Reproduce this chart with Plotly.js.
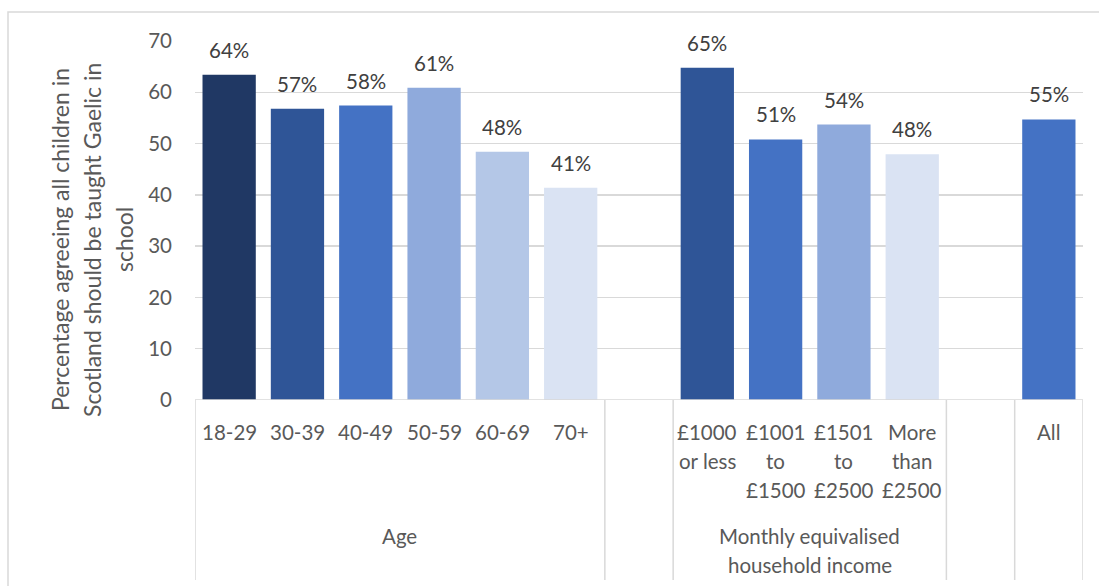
<!DOCTYPE html>
<html>
<head>
<meta charset="utf-8">
<script src="https://cdn.plot.ly/plotly-3.0.1.min.js"></script>
<style>
  html, body { margin: 0; padding: 0; background: #ffffff; }
  #chart { width: 1099px; height: 586px; }
</style>
</head>
<body>
<div id="chart"></div>
<script>
// ---- Data ----
const ageCats = ['18-29', '30-39', '40-49', '50-59', '60-69', '70+'];
const ageVals = [63.4, 56.8, 57.4, 60.9, 48.4, 41.4];
const ageLabels = ['64%', '57%', '58%', '61%', '48%', '41%'];

const incomeCats = ['£1000\nor less', '£1001\nto\n£1500', '£1501\nto\n£2500', 'More\nthan\n£2500'];
const incomeVals = [64.8, 50.8, 53.7, 47.9];
const incomeLabels = ['65%', '51%', '54%', '48%'];

const allCats = ['All'];
const allVals = [54.7];
const allLabels = ['55%'];

const groupNames = ['Age', 'Monthly equivalised\nhousehold income', ''];

const yTitleLines = ['Percentage agreeing all children in', 'Scotland should be taught Gaelic in', 'school'];
const yTicks = [0, 10, 20, 30, 40, 50, 60, 70];

// ---- Styles ----
const ageColors = ['#203864', '#2F5597', '#4472C4', '#8FAADC', '#B4C7E7', '#DAE3F3'];
const incomeColors = ['#2F5597', '#4472C4', '#8FAADC', '#DAE3F3'];
const allColors = ['#4472C4'];
const FONT = 'Lato, "Open Sans", sans-serif';
const TXT = '#595959';
const GRID = '#D9D9D9';
const FS = 20.5;

// ---- Build slots (groups separated by an empty slot) ----
const groups = [
  {cats: ageCats, vals: ageVals, labels: ageLabels, colors: ageColors, name: groupNames[0]},
  {cats: incomeCats, vals: incomeVals, labels: incomeLabels, colors: incomeColors, name: groupNames[1]},
  {cats: allCats, vals: allVals, labels: allLabels, colors: allColors, name: groupNames[2]}
];

const slotNames = [];
const xs = [], ys = [], cols = [], texts = [];
const boundaries = [-0.5];
const groupCenters = [];
groups.forEach((g, gi) => {
  const start = slotNames.length;
  g.cats.forEach((c, i) => {
    slotNames.push(c);
    xs.push(c); ys.push(g.vals[i]); cols.push(g.colors[i]); texts.push(g.labels[i]);
  });
  const end = slotNames.length - 1;
  groupCenters.push({name: g.name, x: (start + end) / 2});
  boundaries.push(end + 0.5);
  if (gi < groups.length - 1) {
    slotNames.push('gap' + gi);
    boundaries.push(end + 1.5);
  }
});

const trace = {
  type: 'bar',
  x: xs,
  y: ys,
  marker: {color: cols, line: {width: 0}},
  hoverinfo: 'x+y',
  showlegend: false
};

const annotations = [];
// data labels
xs.forEach((x, i) => {
  annotations.push({
    xref: 'x', yref: 'y', x: x, y: ys[i], text: texts[i],
    showarrow: false, yanchor: 'middle', xanchor: 'center', yshift: 25,
    font: {family: FONT, size: FS, color: '#404040'}
  });
});
// category labels (line by line)
const LINE = 29;
xs.forEach((x) => {
  x.split('\n').forEach((ln, li) => {
    annotations.push({
      xref: 'x', yref: 'paper', x: x, y: 0, text: ln,
      showarrow: false, yanchor: 'middle', xanchor: 'center', yshift: -(32 + li * LINE),
      font: {family: FONT, size: FS, color: TXT}
    });
  });
});
// group labels
groupCenters.forEach((g) => {
  if (!g.name) return;
  g.name.split('\n').forEach((ln, li) => {
    annotations.push({
      xref: 'x', yref: 'paper', x: g.x, y: 0, text: ln,
      showarrow: false, yanchor: 'middle', xanchor: 'center', yshift: -(136 + li * LINE),
      font: {family: FONT, size: FS, color: TXT}
    });
  });
});
// y-axis title lines (rotated)
yTitleLines.forEach((ln, li) => {
  annotations.push({
    xref: 'paper', yref: 'paper', x: 0, y: (400 - 240) / 359, text: ln,
    showarrow: false, textangle: -90, xanchor: 'center', yanchor: 'middle',
    xshift: -(195 - 60) + li * 32,
    font: {family: FONT, size: 23, color: TXT}
  });
});

const shapes = [];
// category dividers
boundaries.forEach((b) => {
  shapes.push({
    type: 'line', xref: 'x', yref: 'paper', x0: b, x1: b, y0: 0, y1: (400 - 580) / 359,
    line: {color: GRID, width: 1.5}
  });
});
// axis base line
shapes.push({
  type: 'line', xref: 'paper', yref: 'y', x0: 0, x1: 1, y0: 0, y1: 0,
  line: {color: GRID, width: 1.5}
});
// outer chart border
shapes.push({
  type: 'rect', xref: 'paper', yref: 'paper',
  x0: (8 - 195) / 888, x1: (1106 - 195) / 888, y0: (400 - 600) / 359, y1: (400 - 12) / 359,
  line: {color: GRID, width: 1.5}, fillcolor: 'rgba(0,0,0,0)'
});

const layout = {
  width: 1099, height: 586,
  margin: {l: 195, r: 16, t: 41, b: 186, pad: 0},
  paper_bgcolor: '#ffffff', plot_bgcolor: '#ffffff',
  bargap: 0.22,
  font: {family: FONT, size: FS, color: TXT},
  xaxis: {
    type: 'category', categoryorder: 'array', categoryarray: slotNames,
    range: [-0.5, slotNames.length - 0.5],
    showticklabels: false, showgrid: false, zeroline: false, showline: false, ticks: '',
    fixedrange: true
  },
  yaxis: {
    range: [0, 70], tickvals: yTicks, ticktext: yTicks.map(String),
    showgrid: true, gridcolor: GRID, gridwidth: 1.5, zeroline: false, showline: false,
    ticks: '', ticklabelstandoff: 22,
    tickfont: {family: FONT, size: FS, color: TXT}, fixedrange: true
  },
  annotations: annotations,
  shapes: shapes
};

Plotly.newPlot('chart', [trace], layout, {displayModeBar: false, staticPlot: true});
</script>
</body>
</html>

***

Given instruction — Go through the material above and print all of it exactly, except the pictures.

Exercise output —
Reproduce this chart with Plotly.js.
<!DOCTYPE html>
<html>
<head>
<meta charset="utf-8">
<script src="https://cdn.plot.ly/plotly-3.0.1.min.js"></script>
<style>
  html, body { margin: 0; padding: 0; background: #ffffff; }
  #chart { width: 1099px; height: 586px; }
</style>
</head>
<body>
<div id="chart"></div>
<script>
// ---- Data ----
const ageCats = ['18-29', '30-39', '40-49', '50-59', '60-69', '70+'];
const ageVals = [63.4, 56.8, 57.4, 60.9, 48.4, 41.4];
const ageLabels = ['64%', '57%', '58%', '61%', '48%', '41%'];

const incomeCats = ['£1000\nor less', '£1001\nto\n£1500', '£1501\nto\n£2500', 'More\nthan\n£2500'];
const incomeVals = [64.8, 50.8, 53.7, 47.9];
const incomeLabels = ['65%', '51%', '54%', '48%'];

const allCats = ['All'];
const allVals = [54.7];
const allLabels = ['55%'];

const groupNames = ['Age', 'Monthly equivalised\nhousehold income', ''];

const yTitleLines = ['Percentage agreeing all children in', 'Scotland should be taught Gaelic in', 'school'];
const yTicks = [0, 10, 20, 30, 40, 50, 60, 70];

// ---- Styles ----
const ageColors = ['#203864', '#2F5597', '#4472C4', '#8FAADC', '#B4C7E7', '#DAE3F3'];
const incomeColors = ['#2F5597', '#4472C4', '#8FAADC', '#DAE3F3'];
const allColors = ['#4472C4'];
const FONT = 'Lato, "Open Sans", sans-serif';
const TXT = '#595959';
const GRID = '#D9D9D9';
const FS = 20.5;

// ---- Build slots (groups separated by an empty slot) ----
const groups = [
  {cats: ageCats, vals: ageVals, labels: ageLabels, colors: ageColors, name: groupNames[0]},
  {cats: incomeCats, vals: incomeVals, labels: incomeLabels, colors: incomeColors, name: groupNames[1]},
  {cats: allCats, vals: allVals, labels: allLabels, colors: allColors, name: groupNames[2]}
];

const slotNames = [];
const xs = [], ys = [], cols = [], texts = [];
const boundaries = [-0.5];
const groupCenters = [];
groups.forEach((g, gi) => {
  const start = slotNames.length;
  g.cats.forEach((c, i) => {
    slotNames.push(c);
    xs.push(c); ys.push(g.vals[i]); cols.push(g.colors[i]); texts.push(g.labels[i]);
  });
  const end = slotNames.length - 1;
  groupCenters.push({name: g.name, x: (start + end) / 2});
  boundaries.push(end + 0.5);
  if (gi < groups.length - 1) {
    slotNames.push('gap' + gi);
    boundaries.push(end + 1.5);
  }
});

const trace = {
  type: 'bar',
  x: xs,
  y: ys,
  marker: {color: cols, line: {width: 0}},
  hoverinfo: 'x+y',
  showlegend: false
};

const annotations = [];
// data labels
xs.forEach((x, i) => {
  annotations.push({
    xref: 'x', yref: 'y', x: x, y: ys[i], text: texts[i],
    showarrow: false, yanchor: 'middle', xanchor: 'center', yshift: 25,
    font: {family: FONT, size: FS, color: '#404040'}
  });
});
// category labels (line by line)
const LINE = 29;
xs.forEach((x) => {
  x.split('\n').forEach((ln, li) => {
    annotations.push({
      xref: 'x', yref: 'paper', x: x, y: 0, text: ln,
      showarrow: false, yanchor: 'middle', xanchor: 'center', yshift: -(32 + li * LINE),
      font: {family: FONT, size: FS, color: TXT}
    });
  });
});
// group labels
groupCenters.forEach((g) => {
  if (!g.name) return;
  g.name.split('\n').forEach((ln, li) => {
    annotations.push({
      xref: 'x', yref: 'paper', x: g.x, y: 0, text: ln,
      showarrow: false, yanchor: 'middle', xanchor: 'center', yshift: -(136 + li * LINE),
      font: {family: FONT, size: FS, color: TXT}
    });
  });
});
// y-axis title lines (rotated)
yTitleLines.forEach((ln, li) => {
  annotations.push({
    xref: 'paper', yref: 'paper', x: 0, y: (400 - 240) / 359, text: ln,
    showarrow: false, textangle: -90, xanchor: 'center', yanchor: 'middle',
    xshift: -(195 - 60) + li * 32,
    font: {family: FONT, size: 23, color: TXT}
  });
});

const shapes = [];
// category dividers
boundaries.forEach((b) => {
  shapes.push({
    type: 'line', xref: 'x', yref: 'paper', x0: b, x1: b, y0: 0, y1: (400 - 580) / 359,
    line: {color: GRID, width: 1.5}
  });
});
// axis base line
shapes.push({
  type: 'line', xref: 'paper', yref: 'y', x0: 0, x1: 1, y0: 0, y1: 0,
  line: {color: GRID, width: 1.5}
});
// outer chart border
shapes.push({
  type: 'rect', xref: 'paper', yref: 'paper',
  x0: (8 - 195) / 888, x1: (1106 - 195) / 888, y0: (400 - 600) / 359, y1: (400 - 12) / 359,
  line: {color: GRID, width: 1.5}, fillcolor: 'rgba(0,0,0,0)'
});

const layout = {
  width: 1099, height: 586,
  margin: {l: 195, r: 16, t: 41, b: 186, pad: 0},
  paper_bgcolor: '#ffffff', plot_bgcolor: '#ffffff',
  bargap: 0.22,
  font: {family: FONT, size: FS, color: TXT},
  xaxis: {
    type: 'category', categoryorder: 'array', categoryarray: slotNames,
    range: [-0.5, slotNames.length - 0.5],
    showticklabels: false, showgrid: false, zeroline: false, showline: false, ticks: '',
    fixedrange: true
  },
  yaxis: {
    range: [0, 70], tickvals: yTicks, ticktext: yTicks.map(String),
    showgrid: true, gridcolor: GRID, gridwidth: 1.5, zeroline: false, showline: false,
    ticks: '', ticklabelstandoff: 22,
    tickfont: {family: FONT, size: FS, color: TXT}, fixedrange: true
  },
  annotations: annotations,
  shapes: shapes
};

Plotly.newPlot('chart', [trace], layout, {displayModeBar: false, staticPlot: true});
</script>
</body>
</html>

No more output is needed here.